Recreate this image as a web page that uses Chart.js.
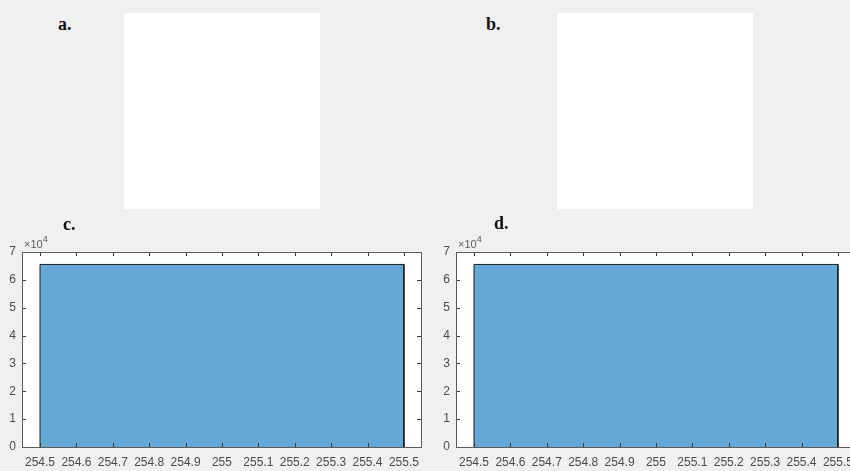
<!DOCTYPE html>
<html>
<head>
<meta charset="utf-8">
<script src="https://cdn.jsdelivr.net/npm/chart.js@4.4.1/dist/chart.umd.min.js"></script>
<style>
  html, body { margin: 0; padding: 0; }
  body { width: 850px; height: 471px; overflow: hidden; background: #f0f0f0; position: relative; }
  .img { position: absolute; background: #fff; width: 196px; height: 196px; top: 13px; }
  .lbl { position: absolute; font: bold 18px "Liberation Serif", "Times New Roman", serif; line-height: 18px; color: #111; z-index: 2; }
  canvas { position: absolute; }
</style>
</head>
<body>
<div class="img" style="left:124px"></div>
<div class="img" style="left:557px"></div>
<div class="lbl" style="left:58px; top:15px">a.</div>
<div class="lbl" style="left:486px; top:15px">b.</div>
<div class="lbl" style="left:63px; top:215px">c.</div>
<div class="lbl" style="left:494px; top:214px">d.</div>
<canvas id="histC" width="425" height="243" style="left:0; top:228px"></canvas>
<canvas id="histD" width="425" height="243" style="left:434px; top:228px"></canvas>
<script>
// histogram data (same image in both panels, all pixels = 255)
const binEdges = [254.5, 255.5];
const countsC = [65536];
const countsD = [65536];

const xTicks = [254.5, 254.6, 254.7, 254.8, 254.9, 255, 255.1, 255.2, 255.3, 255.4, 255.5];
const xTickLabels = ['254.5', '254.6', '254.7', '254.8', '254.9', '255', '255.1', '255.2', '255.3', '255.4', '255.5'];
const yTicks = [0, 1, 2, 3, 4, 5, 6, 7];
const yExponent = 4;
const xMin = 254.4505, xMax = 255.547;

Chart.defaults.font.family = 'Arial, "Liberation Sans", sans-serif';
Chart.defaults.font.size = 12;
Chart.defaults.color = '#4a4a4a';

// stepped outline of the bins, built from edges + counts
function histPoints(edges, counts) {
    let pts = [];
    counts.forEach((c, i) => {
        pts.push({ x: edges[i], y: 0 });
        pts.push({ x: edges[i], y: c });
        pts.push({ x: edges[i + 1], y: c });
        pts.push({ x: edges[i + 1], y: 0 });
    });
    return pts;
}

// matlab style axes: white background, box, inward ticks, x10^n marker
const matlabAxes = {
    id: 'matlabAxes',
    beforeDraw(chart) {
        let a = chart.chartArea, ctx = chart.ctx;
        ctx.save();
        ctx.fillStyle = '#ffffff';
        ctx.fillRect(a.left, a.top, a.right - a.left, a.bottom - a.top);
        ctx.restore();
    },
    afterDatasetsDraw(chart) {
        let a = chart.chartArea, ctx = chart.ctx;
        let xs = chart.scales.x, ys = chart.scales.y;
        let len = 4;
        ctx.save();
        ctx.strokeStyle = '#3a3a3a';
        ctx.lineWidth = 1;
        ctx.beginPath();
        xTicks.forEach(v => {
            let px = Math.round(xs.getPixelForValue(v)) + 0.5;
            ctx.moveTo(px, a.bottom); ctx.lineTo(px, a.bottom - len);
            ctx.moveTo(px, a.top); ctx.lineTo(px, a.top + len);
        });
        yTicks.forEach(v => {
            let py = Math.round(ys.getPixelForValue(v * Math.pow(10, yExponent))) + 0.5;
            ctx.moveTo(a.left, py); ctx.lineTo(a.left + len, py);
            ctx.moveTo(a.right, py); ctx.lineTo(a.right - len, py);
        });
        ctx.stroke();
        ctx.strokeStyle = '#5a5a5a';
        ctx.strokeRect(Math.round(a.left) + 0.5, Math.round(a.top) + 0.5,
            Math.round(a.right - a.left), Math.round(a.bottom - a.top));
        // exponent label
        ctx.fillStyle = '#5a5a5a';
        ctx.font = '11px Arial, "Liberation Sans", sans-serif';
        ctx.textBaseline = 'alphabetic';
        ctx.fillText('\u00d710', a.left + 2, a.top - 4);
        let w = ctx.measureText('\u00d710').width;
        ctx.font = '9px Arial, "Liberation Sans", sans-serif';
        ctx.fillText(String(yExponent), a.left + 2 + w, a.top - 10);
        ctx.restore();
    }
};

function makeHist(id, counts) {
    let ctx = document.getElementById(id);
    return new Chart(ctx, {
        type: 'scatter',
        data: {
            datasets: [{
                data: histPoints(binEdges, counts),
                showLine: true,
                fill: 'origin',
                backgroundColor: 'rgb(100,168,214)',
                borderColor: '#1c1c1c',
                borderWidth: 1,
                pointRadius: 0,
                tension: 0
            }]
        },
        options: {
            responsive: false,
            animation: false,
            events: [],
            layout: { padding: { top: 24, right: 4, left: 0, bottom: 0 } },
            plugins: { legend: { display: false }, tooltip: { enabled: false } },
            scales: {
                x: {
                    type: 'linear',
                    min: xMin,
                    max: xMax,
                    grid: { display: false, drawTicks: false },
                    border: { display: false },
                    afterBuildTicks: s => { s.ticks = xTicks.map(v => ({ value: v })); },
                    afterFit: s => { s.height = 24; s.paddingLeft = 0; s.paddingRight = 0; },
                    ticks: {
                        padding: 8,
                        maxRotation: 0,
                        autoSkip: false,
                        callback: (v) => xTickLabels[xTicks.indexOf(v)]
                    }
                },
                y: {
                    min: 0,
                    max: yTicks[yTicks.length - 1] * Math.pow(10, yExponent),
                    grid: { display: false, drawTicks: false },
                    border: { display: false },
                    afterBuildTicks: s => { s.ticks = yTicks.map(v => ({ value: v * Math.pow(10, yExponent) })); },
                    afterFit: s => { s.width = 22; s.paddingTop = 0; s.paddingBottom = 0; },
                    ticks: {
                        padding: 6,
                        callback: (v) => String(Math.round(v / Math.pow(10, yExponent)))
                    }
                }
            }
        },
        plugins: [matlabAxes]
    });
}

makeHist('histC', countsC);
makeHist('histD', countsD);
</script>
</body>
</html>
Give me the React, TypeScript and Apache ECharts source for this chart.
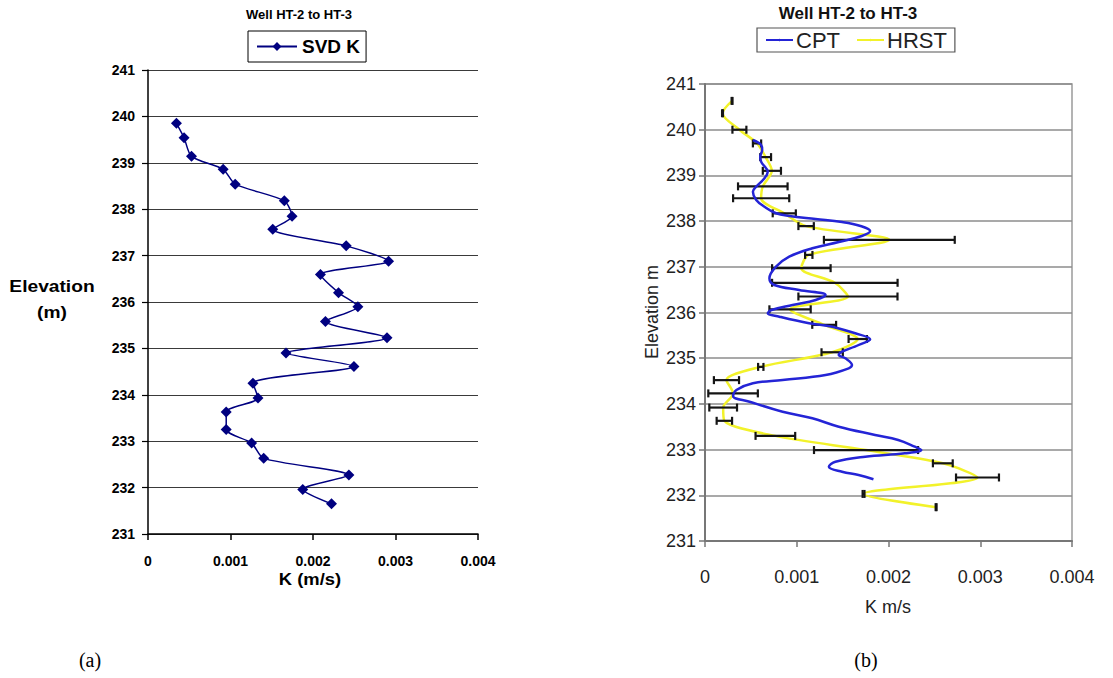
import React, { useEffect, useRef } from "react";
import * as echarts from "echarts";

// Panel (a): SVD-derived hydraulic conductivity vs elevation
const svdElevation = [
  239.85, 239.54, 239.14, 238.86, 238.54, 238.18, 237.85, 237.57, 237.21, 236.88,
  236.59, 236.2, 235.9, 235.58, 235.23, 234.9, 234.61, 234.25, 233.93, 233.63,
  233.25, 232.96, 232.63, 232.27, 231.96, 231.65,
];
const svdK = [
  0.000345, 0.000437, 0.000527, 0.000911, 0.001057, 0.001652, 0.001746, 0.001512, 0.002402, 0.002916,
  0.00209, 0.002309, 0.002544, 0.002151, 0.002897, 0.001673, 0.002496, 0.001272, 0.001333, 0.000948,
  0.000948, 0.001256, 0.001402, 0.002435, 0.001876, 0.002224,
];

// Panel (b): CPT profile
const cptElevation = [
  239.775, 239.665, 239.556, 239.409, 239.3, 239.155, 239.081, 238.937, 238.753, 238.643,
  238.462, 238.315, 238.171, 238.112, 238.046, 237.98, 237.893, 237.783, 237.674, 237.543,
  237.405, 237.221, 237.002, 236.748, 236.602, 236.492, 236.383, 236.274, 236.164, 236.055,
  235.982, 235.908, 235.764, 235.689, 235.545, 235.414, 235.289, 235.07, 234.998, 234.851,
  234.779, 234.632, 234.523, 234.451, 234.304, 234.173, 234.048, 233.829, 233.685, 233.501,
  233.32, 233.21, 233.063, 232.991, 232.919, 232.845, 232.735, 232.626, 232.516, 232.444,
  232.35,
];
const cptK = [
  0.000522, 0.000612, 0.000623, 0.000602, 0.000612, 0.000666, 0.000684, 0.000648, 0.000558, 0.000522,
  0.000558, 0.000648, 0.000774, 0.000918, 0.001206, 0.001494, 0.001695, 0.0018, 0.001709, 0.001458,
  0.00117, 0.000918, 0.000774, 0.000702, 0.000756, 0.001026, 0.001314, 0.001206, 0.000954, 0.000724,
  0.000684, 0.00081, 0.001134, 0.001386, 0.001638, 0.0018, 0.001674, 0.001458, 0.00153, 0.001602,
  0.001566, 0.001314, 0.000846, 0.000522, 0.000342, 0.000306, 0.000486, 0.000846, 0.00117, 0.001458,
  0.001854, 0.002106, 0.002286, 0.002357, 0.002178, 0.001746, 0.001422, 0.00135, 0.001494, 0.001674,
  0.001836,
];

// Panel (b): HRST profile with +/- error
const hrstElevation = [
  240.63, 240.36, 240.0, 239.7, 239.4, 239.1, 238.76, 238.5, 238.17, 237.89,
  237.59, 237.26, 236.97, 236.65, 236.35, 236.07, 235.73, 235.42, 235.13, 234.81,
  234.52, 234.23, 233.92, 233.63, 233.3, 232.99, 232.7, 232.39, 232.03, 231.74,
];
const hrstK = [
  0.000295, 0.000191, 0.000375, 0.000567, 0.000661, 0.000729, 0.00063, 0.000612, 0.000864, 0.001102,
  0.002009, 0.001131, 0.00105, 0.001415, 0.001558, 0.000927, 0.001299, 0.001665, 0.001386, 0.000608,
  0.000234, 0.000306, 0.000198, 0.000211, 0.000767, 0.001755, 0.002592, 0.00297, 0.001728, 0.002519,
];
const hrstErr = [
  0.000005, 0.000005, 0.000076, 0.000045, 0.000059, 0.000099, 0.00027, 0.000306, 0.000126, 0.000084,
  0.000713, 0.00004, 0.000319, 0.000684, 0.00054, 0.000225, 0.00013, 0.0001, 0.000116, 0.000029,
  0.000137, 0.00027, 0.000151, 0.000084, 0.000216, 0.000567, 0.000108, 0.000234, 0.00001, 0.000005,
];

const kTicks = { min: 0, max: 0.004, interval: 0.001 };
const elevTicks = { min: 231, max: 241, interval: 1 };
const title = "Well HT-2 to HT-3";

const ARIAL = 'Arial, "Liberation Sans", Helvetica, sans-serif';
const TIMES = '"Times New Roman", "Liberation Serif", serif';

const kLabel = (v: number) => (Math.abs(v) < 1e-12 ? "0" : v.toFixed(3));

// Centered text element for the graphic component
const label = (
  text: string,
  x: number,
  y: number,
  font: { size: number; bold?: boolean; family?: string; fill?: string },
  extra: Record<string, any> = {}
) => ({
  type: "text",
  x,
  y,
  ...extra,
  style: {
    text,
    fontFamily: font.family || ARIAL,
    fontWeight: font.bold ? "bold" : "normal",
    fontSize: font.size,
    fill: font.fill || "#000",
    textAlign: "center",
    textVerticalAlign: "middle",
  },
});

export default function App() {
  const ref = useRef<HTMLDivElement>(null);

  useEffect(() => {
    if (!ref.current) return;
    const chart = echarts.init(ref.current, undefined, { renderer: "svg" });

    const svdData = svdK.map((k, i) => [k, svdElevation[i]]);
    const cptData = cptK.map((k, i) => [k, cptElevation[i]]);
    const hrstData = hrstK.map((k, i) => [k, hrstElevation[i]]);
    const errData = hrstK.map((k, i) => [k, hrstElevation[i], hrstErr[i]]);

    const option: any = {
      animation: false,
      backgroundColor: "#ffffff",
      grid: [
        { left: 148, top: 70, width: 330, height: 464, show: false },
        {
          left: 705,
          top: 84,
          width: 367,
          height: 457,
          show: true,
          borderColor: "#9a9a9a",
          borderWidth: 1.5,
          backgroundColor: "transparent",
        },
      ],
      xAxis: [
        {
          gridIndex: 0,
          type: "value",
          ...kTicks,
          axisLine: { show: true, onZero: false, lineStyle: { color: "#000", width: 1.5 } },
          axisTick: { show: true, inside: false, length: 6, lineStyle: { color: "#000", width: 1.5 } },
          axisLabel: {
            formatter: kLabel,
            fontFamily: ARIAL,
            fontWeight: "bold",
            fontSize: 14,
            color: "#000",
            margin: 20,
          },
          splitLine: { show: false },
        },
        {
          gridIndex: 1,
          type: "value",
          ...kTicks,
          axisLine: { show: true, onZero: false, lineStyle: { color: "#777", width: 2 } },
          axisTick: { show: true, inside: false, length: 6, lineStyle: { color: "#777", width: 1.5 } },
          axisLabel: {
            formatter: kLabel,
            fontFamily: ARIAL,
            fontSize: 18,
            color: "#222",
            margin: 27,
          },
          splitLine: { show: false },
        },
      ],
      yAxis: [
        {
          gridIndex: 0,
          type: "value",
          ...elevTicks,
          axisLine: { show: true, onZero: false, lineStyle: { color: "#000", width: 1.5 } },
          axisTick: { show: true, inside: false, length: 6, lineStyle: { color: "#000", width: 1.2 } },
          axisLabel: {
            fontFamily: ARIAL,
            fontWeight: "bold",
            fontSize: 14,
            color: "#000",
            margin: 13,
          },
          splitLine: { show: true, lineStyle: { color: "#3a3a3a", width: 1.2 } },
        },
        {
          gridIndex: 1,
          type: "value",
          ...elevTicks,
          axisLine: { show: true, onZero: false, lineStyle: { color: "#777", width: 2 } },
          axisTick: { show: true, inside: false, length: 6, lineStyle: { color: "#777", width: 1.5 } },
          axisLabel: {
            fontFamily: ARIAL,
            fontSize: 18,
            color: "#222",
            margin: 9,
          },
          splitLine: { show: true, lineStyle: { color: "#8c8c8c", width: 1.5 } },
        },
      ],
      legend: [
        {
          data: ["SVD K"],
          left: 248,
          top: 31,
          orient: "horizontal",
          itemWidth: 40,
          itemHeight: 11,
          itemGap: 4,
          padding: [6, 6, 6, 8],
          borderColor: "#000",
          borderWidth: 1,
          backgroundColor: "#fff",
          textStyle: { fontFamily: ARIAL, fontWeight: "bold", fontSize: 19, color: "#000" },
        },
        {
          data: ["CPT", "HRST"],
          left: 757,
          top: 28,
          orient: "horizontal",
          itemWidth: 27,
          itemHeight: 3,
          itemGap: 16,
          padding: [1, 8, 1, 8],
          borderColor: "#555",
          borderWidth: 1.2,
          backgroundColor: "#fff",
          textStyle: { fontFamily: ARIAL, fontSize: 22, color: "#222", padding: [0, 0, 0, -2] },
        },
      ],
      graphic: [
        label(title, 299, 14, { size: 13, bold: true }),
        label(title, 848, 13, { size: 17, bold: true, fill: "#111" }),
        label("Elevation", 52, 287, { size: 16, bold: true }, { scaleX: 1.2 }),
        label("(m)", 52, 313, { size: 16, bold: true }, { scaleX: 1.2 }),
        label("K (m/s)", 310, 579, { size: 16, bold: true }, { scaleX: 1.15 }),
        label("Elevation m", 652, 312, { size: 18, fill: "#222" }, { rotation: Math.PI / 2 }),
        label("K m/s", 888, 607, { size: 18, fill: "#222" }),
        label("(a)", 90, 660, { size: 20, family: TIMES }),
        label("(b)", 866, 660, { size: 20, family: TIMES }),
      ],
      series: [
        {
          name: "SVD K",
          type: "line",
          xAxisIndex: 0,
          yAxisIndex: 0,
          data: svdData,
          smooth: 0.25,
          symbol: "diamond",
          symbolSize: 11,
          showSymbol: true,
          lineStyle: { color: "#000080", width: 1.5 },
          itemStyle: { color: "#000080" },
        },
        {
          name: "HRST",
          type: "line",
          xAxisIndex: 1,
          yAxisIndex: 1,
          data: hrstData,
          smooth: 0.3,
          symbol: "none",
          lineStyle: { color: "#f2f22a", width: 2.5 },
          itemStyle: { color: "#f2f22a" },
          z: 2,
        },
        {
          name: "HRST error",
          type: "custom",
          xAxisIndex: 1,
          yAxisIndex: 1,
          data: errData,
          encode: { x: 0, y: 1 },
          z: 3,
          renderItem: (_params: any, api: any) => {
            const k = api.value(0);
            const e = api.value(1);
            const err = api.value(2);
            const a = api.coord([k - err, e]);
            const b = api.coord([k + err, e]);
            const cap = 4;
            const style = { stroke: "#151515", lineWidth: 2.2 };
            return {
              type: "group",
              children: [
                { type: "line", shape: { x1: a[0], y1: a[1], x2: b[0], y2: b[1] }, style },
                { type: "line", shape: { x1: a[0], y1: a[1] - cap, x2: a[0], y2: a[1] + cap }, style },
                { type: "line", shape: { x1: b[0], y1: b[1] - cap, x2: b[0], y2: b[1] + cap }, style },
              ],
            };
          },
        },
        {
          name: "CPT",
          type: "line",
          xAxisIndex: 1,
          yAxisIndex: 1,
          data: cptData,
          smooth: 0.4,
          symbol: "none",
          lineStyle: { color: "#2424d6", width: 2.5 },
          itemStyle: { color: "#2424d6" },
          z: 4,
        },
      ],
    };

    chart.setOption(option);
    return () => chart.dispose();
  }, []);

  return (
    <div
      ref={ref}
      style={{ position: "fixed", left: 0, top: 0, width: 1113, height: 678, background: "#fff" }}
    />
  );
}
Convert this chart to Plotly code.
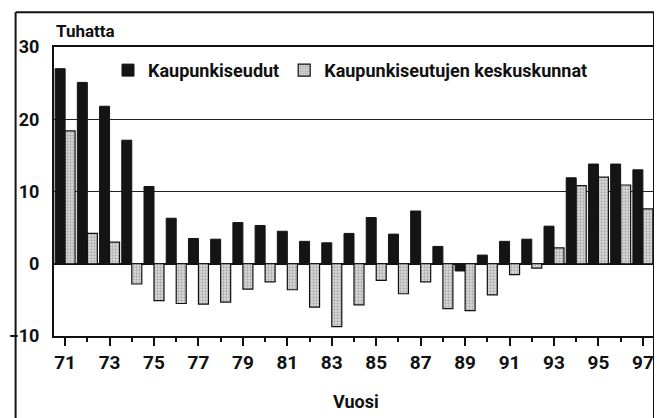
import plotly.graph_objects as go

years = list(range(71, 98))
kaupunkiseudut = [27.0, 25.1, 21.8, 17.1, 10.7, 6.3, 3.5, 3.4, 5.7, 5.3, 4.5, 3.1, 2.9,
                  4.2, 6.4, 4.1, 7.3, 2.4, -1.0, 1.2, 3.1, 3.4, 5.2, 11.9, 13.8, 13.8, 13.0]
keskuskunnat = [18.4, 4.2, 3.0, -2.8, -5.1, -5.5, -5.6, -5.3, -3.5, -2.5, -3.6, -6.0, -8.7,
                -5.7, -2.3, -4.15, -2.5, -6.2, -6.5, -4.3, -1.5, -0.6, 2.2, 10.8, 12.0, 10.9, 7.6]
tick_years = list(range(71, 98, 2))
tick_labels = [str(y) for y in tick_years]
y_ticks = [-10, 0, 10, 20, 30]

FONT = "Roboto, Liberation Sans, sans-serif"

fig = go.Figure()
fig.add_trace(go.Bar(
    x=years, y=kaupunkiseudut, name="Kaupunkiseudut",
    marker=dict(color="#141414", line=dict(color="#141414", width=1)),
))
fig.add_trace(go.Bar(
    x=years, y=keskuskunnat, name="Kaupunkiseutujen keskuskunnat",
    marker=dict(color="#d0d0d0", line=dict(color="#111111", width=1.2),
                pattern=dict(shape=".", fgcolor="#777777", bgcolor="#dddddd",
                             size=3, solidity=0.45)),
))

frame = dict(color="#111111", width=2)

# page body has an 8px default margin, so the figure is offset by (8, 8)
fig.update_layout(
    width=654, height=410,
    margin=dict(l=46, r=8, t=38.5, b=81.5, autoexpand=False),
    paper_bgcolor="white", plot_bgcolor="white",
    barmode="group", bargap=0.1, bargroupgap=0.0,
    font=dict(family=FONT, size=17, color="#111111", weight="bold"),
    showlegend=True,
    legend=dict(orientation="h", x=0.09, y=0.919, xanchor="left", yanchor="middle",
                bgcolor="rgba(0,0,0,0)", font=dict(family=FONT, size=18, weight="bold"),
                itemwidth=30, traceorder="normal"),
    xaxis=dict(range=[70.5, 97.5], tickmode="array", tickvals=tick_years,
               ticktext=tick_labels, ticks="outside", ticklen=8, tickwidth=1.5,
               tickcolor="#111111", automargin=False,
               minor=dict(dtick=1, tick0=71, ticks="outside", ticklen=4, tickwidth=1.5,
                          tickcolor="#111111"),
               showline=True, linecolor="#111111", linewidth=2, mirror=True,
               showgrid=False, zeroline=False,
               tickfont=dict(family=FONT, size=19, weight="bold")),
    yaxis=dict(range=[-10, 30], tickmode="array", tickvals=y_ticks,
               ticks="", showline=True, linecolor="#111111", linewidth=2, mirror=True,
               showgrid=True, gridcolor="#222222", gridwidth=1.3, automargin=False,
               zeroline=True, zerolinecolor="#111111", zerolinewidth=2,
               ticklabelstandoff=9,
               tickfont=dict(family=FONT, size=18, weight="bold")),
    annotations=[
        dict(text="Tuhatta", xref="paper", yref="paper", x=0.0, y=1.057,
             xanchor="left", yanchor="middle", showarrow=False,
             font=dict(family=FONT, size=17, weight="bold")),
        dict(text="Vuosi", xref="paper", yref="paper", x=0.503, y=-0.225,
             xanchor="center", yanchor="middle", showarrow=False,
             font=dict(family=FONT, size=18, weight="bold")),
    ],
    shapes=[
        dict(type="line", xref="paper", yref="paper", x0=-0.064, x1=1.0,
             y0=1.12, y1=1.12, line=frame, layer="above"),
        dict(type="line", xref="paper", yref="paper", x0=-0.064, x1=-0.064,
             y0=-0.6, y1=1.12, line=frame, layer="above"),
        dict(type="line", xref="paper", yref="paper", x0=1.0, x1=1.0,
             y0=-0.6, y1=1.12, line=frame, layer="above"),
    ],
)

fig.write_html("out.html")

- What this task involves
Copy every single line of the material above that holds "image".

- Response for this exercise
Recreate this image as a web page that uses Chart.js.
// histogram data (same image in both panels, all pixels = 255)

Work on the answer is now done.